- _Given data_

>> Begin

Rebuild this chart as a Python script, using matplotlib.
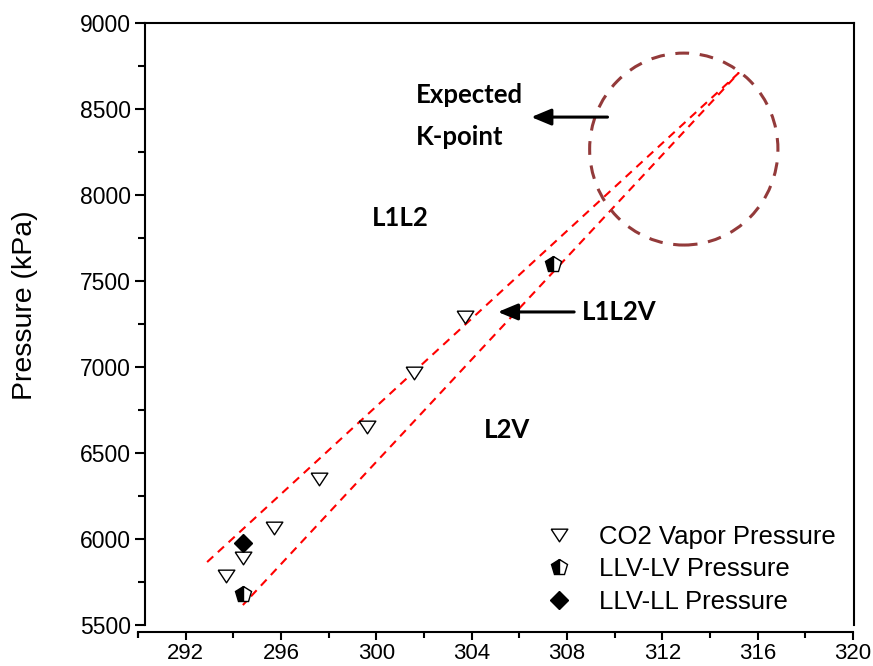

>> End
>> Begin

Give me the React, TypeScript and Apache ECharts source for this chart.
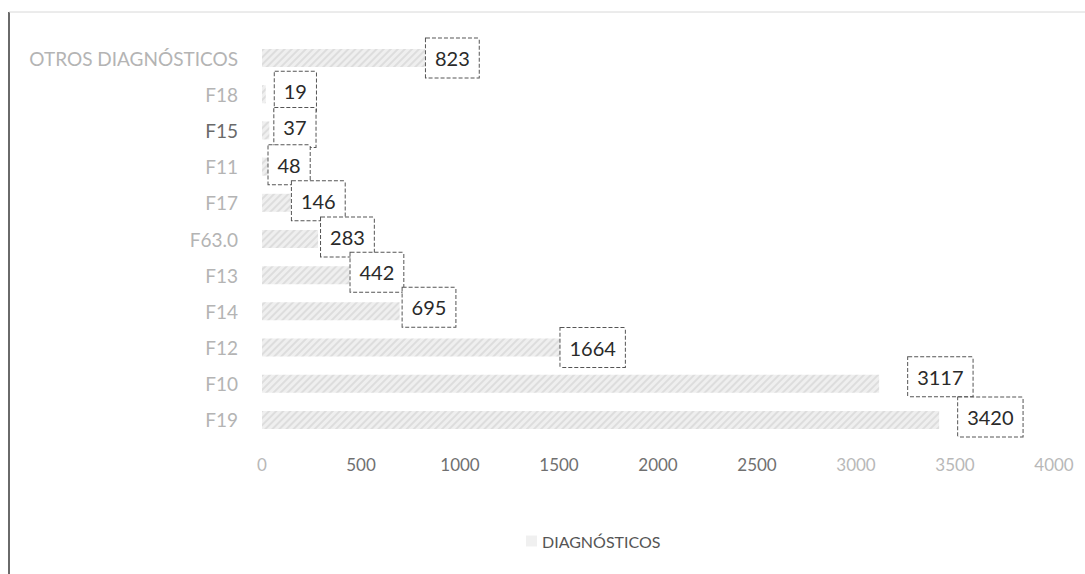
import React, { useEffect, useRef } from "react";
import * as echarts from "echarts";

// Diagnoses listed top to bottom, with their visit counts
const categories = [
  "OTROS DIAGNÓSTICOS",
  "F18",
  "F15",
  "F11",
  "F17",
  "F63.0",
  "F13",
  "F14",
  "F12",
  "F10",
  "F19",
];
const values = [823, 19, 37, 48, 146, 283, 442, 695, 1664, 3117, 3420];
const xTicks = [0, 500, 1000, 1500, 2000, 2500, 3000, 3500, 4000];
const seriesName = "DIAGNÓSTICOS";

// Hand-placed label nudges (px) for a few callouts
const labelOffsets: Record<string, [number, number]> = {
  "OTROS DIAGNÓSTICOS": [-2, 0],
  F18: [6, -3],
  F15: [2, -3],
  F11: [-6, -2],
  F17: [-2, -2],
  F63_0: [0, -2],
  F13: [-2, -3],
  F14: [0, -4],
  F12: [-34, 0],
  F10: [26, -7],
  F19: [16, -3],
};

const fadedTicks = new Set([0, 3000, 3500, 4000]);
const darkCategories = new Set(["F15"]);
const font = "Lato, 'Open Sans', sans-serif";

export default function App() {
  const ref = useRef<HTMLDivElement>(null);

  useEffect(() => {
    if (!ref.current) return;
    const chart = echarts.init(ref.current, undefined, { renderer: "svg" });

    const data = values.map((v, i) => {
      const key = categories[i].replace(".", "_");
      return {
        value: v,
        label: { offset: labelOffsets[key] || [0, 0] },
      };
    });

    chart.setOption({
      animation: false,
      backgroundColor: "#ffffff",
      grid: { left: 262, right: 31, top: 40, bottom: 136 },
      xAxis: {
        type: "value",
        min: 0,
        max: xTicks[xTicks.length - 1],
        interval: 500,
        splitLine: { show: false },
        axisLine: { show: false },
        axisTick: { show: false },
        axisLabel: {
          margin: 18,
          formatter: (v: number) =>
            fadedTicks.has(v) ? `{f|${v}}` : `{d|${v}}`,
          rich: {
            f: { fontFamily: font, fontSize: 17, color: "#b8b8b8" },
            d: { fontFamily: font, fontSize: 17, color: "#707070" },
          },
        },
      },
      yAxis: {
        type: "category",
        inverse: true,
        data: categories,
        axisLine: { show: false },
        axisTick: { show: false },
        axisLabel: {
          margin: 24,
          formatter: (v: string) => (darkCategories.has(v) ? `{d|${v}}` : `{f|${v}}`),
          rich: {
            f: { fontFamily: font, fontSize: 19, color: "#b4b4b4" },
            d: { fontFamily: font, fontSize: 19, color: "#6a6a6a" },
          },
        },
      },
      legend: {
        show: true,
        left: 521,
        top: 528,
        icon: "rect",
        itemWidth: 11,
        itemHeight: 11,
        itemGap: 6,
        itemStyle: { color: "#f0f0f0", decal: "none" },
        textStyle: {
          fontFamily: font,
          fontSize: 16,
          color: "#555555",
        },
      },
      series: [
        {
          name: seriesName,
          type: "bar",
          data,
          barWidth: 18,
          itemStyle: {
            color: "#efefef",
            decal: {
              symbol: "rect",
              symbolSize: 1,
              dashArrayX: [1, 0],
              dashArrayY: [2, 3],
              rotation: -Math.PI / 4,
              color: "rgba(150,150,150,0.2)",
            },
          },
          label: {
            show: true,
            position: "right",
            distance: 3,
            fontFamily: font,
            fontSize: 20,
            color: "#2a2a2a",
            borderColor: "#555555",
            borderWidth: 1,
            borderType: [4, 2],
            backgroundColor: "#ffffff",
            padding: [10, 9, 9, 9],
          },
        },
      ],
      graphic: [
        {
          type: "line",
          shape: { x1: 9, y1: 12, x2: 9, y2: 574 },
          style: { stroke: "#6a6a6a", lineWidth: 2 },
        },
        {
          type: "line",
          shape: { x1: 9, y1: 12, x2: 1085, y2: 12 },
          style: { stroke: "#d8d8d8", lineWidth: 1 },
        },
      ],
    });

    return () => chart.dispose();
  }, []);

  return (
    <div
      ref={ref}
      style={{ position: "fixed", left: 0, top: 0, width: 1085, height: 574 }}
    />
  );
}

>> End

Return all lines containing "this".

Rebuild this chart as a Python script, using matplotlib.
Give me the React, TypeScript and Apache ECharts source for this chart.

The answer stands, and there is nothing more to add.